▶ Dataset content
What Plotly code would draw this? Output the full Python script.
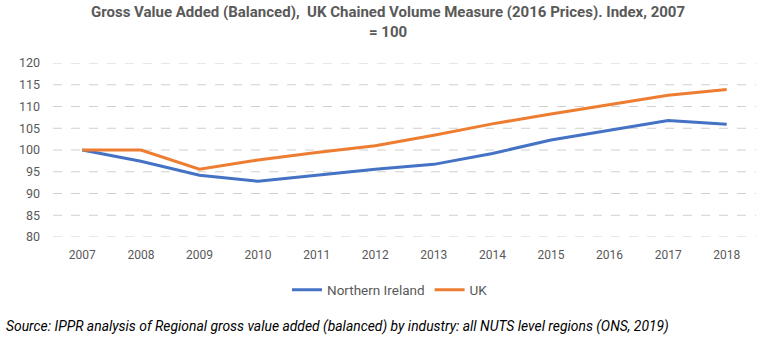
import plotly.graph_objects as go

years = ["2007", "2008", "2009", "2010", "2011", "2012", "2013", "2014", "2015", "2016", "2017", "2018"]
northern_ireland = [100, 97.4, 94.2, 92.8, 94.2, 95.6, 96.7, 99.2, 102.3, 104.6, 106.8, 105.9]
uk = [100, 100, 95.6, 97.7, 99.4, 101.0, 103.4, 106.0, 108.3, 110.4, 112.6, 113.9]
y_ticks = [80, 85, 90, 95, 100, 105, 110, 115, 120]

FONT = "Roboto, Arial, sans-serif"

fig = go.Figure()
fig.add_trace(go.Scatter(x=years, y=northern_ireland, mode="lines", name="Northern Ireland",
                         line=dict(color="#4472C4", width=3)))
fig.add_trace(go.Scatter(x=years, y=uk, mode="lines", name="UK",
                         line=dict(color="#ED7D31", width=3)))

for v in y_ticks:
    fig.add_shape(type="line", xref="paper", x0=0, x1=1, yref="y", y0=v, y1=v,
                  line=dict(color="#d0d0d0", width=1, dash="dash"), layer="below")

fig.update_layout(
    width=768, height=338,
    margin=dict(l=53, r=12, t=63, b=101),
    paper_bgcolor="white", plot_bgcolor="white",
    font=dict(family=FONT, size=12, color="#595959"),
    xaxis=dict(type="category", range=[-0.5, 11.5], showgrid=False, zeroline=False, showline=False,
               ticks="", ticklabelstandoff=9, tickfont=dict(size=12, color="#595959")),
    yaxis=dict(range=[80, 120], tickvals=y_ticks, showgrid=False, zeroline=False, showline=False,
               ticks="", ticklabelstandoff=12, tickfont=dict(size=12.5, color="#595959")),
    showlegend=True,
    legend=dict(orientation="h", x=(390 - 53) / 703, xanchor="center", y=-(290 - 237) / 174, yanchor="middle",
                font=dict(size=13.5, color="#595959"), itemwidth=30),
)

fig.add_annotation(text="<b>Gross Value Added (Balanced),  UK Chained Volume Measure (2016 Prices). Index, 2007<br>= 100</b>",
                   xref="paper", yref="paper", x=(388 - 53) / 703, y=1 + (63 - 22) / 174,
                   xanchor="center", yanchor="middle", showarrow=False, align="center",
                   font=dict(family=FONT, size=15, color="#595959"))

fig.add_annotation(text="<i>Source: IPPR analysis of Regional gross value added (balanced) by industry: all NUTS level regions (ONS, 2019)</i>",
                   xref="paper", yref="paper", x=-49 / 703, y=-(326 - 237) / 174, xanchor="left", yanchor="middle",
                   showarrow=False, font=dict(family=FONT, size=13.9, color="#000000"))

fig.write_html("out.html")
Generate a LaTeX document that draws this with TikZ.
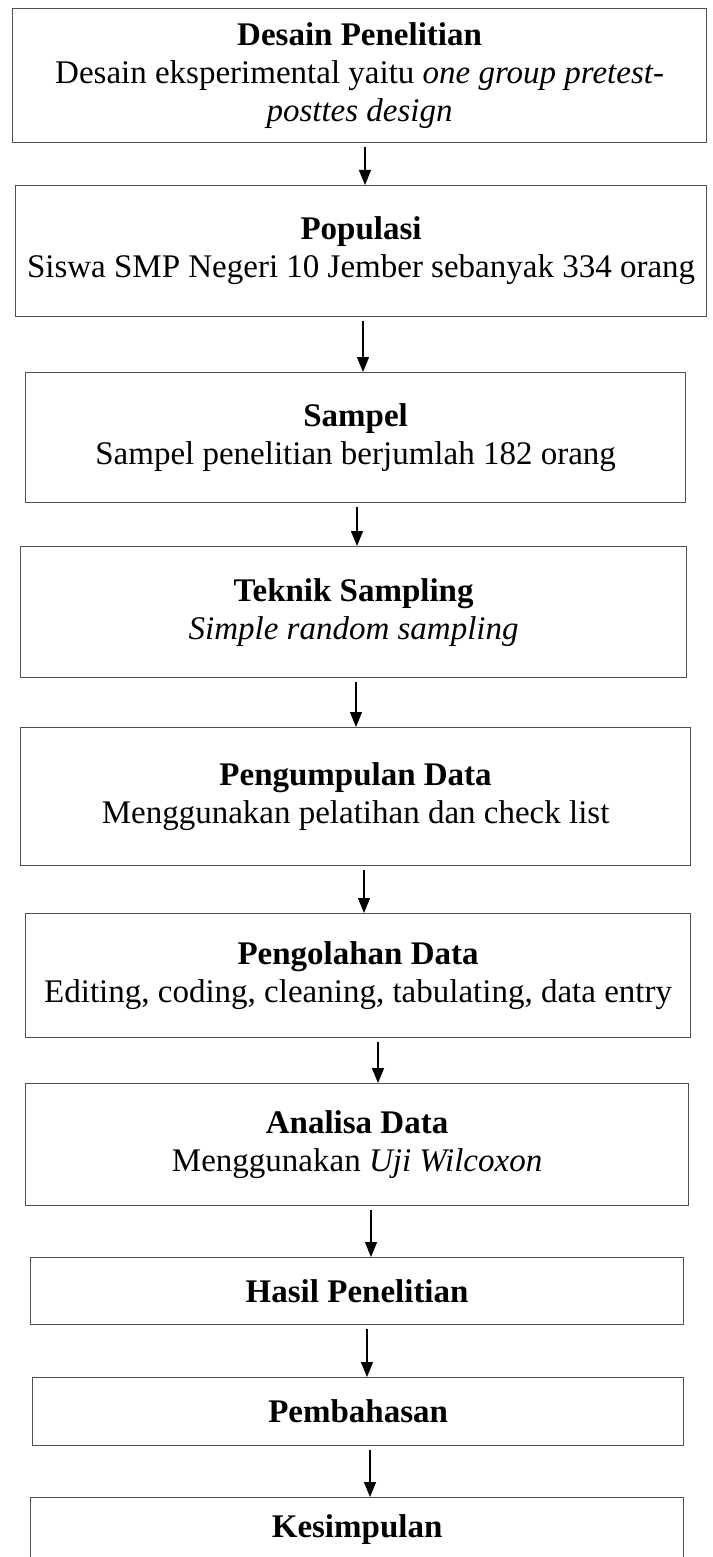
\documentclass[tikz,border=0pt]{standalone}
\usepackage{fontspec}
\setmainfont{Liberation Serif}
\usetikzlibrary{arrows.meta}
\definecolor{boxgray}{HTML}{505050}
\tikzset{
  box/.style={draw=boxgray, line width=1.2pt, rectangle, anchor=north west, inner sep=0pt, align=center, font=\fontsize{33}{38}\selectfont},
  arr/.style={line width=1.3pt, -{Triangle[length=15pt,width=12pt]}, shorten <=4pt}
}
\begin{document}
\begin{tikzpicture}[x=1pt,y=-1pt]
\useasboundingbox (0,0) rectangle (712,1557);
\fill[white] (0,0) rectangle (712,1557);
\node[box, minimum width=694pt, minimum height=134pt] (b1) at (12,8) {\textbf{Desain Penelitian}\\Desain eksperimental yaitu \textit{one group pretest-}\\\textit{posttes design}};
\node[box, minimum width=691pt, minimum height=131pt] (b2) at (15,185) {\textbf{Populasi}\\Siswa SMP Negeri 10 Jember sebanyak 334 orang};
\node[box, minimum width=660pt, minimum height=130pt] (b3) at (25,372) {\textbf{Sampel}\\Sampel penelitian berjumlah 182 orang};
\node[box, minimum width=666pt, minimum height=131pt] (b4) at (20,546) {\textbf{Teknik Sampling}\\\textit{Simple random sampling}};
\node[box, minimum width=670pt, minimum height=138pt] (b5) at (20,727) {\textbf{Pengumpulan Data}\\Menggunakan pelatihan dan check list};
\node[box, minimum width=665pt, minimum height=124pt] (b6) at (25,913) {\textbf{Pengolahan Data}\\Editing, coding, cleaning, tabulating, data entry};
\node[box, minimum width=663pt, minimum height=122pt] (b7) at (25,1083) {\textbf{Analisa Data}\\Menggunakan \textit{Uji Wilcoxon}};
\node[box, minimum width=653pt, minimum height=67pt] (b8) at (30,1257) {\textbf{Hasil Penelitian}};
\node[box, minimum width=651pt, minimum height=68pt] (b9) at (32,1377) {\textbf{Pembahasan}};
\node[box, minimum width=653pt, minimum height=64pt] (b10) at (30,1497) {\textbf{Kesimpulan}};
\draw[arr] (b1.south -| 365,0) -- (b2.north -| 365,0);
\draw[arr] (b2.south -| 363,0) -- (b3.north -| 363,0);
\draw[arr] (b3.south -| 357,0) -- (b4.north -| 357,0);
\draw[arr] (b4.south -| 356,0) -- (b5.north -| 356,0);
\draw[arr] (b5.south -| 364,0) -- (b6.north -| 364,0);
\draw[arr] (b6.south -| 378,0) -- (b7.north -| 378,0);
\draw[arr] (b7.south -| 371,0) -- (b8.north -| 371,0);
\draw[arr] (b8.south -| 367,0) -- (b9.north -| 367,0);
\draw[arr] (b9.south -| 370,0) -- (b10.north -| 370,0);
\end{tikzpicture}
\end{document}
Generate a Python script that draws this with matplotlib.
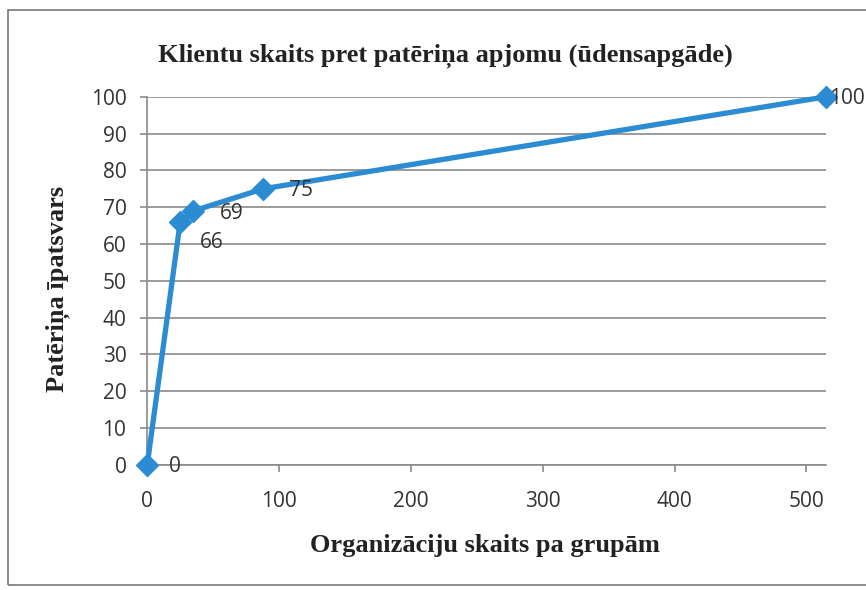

▶ Direction
Copy all the records above exactly, but leave out the pictures.

▶ Response below
What Plotly code would draw this? Output the full Python script.
import plotly.graph_objects as go

years = ["2007", "2008", "2009", "2010", "2011", "2012", "2013", "2014", "2015", "2016", "2017", "2018"]
northern_ireland = [100, 97.4, 94.2, 92.8, 94.2, 95.6, 96.7, 99.2, 102.3, 104.6, 106.8, 105.9]
uk = [100, 100, 95.6, 97.7, 99.4, 101.0, 103.4, 106.0, 108.3, 110.4, 112.6, 113.9]
y_ticks = [80, 85, 90, 95, 100, 105, 110, 115, 120]

FONT = "Roboto, Arial, sans-serif"

fig = go.Figure()
fig.add_trace(go.Scatter(x=years, y=northern_ireland, mode="lines", name="Northern Ireland",
                         line=dict(color="#4472C4", width=3)))
fig.add_trace(go.Scatter(x=years, y=uk, mode="lines", name="UK",
                         line=dict(color="#ED7D31", width=3)))

for v in y_ticks:
    fig.add_shape(type="line", xref="paper", x0=0, x1=1, yref="y", y0=v, y1=v,
                  line=dict(color="#d0d0d0", width=1, dash="dash"), layer="below")

fig.update_layout(
    width=768, height=338,
    margin=dict(l=53, r=12, t=63, b=101),
    paper_bgcolor="white", plot_bgcolor="white",
    font=dict(family=FONT, size=12, color="#595959"),
    xaxis=dict(type="category", range=[-0.5, 11.5], showgrid=False, zeroline=False, showline=False,
               ticks="", ticklabelstandoff=9, tickfont=dict(size=12, color="#595959")),
    yaxis=dict(range=[80, 120], tickvals=y_ticks, showgrid=False, zeroline=False, showline=False,
               ticks="", ticklabelstandoff=12, tickfont=dict(size=12.5, color="#595959")),
    showlegend=True,
    legend=dict(orientation="h", x=(390 - 53) / 703, xanchor="center", y=-(290 - 237) / 174, yanchor="middle",
                font=dict(size=13.5, color="#595959"), itemwidth=30),
)

fig.add_annotation(text="<b>Gross Value Added (Balanced),  UK Chained Volume Measure (2016 Prices). Index, 2007<br>= 100</b>",
                   xref="paper", yref="paper", x=(388 - 53) / 703, y=1 + (63 - 22) / 174,
                   xanchor="center", yanchor="middle", showarrow=False, align="center",
                   font=dict(family=FONT, size=15, color="#595959"))

fig.add_annotation(text="<i>Source: IPPR analysis of Regional gross value added (balanced) by industry: all NUTS level regions (ONS, 2019)</i>",
                   xref="paper", yref="paper", x=-49 / 703, y=-(326 - 237) / 174, xanchor="left", yanchor="middle",
                   showarrow=False, font=dict(family=FONT, size=13.9, color="#000000"))

fig.write_html("out.html")
Generate a LaTeX document that draws this with TikZ.
\documentclass[tikz,border=0pt]{standalone}
\usepackage{fontspec}
\setmainfont{Liberation Serif}
\usetikzlibrary{arrows.meta}
\definecolor{boxgray}{HTML}{505050}
\tikzset{
  box/.style={draw=boxgray, line width=1.2pt, rectangle, anchor=north west, inner sep=0pt, align=center, font=\fontsize{33}{38}\selectfont},
  arr/.style={line width=1.3pt, -{Triangle[length=15pt,width=12pt]}, shorten <=4pt}
}
\begin{document}
\begin{tikzpicture}[x=1pt,y=-1pt]
\useasboundingbox (0,0) rectangle (712,1557);
\fill[white] (0,0) rectangle (712,1557);
\node[box, minimum width=694pt, minimum height=134pt] (b1) at (12,8) {\textbf{Desain Penelitian}\\Desain eksperimental yaitu \textit{one group pretest-}\\\textit{posttes design}};
\node[box, minimum width=691pt, minimum height=131pt] (b2) at (15,185) {\textbf{Populasi}\\Siswa SMP Negeri 10 Jember sebanyak 334 orang};
\node[box, minimum width=660pt, minimum height=130pt] (b3) at (25,372) {\textbf{Sampel}\\Sampel penelitian berjumlah 182 orang};
\node[box, minimum width=666pt, minimum height=131pt] (b4) at (20,546) {\textbf{Teknik Sampling}\\\textit{Simple random sampling}};
\node[box, minimum width=670pt, minimum height=138pt] (b5) at (20,727) {\textbf{Pengumpulan Data}\\Menggunakan pelatihan dan check list};
\node[box, minimum width=665pt, minimum height=124pt] (b6) at (25,913) {\textbf{Pengolahan Data}\\Editing, coding, cleaning, tabulating, data entry};
\node[box, minimum width=663pt, minimum height=122pt] (b7) at (25,1083) {\textbf{Analisa Data}\\Menggunakan \textit{Uji Wilcoxon}};
\node[box, minimum width=653pt, minimum height=67pt] (b8) at (30,1257) {\textbf{Hasil Penelitian}};
\node[box, minimum width=651pt, minimum height=68pt] (b9) at (32,1377) {\textbf{Pembahasan}};
\node[box, minimum width=653pt, minimum height=64pt] (b10) at (30,1497) {\textbf{Kesimpulan}};
\draw[arr] (b1.south -| 365,0) -- (b2.north -| 365,0);
\draw[arr] (b2.south -| 363,0) -- (b3.north -| 363,0);
\draw[arr] (b3.south -| 357,0) -- (b4.north -| 357,0);
\draw[arr] (b4.south -| 356,0) -- (b5.north -| 356,0);
\draw[arr] (b5.south -| 364,0) -- (b6.north -| 364,0);
\draw[arr] (b6.south -| 378,0) -- (b7.north -| 378,0);
\draw[arr] (b7.south -| 371,0) -- (b8.north -| 371,0);
\draw[arr] (b8.south -| 367,0) -- (b9.north -| 367,0);
\draw[arr] (b9.south -| 370,0) -- (b10.north -| 370,0);
\end{tikzpicture}
\end{document}
Generate a Python script that draws this with matplotlib.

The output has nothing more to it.